Here’s some of the books that we’re reading this week!

  • Starting: My Dad’s a Birdman, in which award-winning author David Almond wields magic realism and our suspension of disbelief to show us how a family challenged by the loss of a parent can heal itself, with a little help and understanding.
  • Starting: Mrs. Frisby and the Rats of NIMH, Robert C. O’Brien’s Newberry-Award-winning modern fable about a widowed field mouse, Mrs. Frisby, who seeks the assistance of a colony of uplifted rats in moving her home, a cement block nearly buried in a farmer’s field. It’s a Herculean task for a group of rodents, but one that must accomplished if Mrs. Frisby’s pneumonia-stricken son is to survive.
  • In the home stretch: Belly Up, by Stuart Gibbs, who puts an ingenious, tween-ish twist on the classic whodunit by placing it in a megalomaniacal billionaire’s wildlife theme park and featuring said billionaire’s daughter as one of the sleuths.

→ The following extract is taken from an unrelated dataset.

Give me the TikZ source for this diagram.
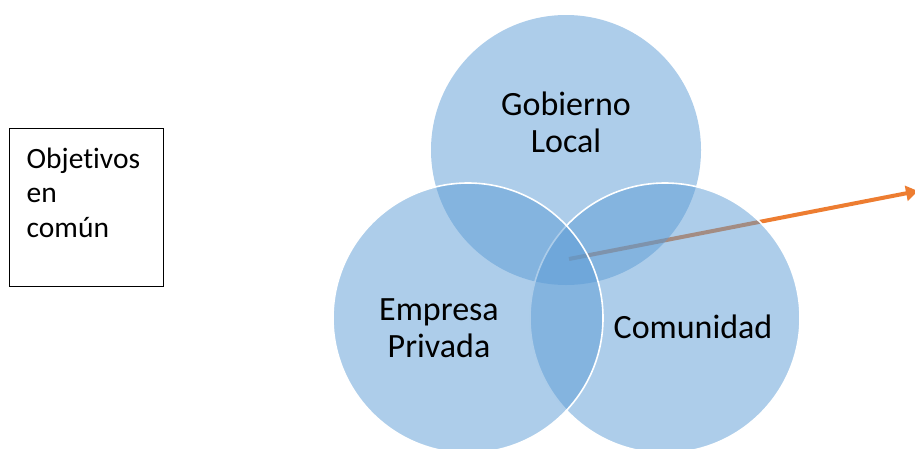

  • Concluding: The Old Man and the Sea, the tale that would earn Hemingway his Nobel Prize in Literature and the final significant work of fiction written and published during his lifetime. The titular old man is a fisherman who struggles against his quarry (a gigantic marlin that dwarfs his ramshackle boat), ferocious sharks, and the sea itself, as well as against his own apparent ill-luck and pangs of self-doubt. He triumphs, but at a terrible cost to himself.
  • Getting up to speed: The Hound of the Baskervilles, Sir Arthur Conan Doyle’s novel-length return to the world of Sherlock Holmes after an eight-year hiatus. Doyle had meant to kill Holmes off permanently to give himself the time that he needed to write a string of, now largely forgotten, works of historical fiction. Heeding fans’ pleas at last, Doyle sent Holmes and Watson to the misty mire-ridden moorlands of Devonshire to foil an effort to use an old family legend to steal an inheritance.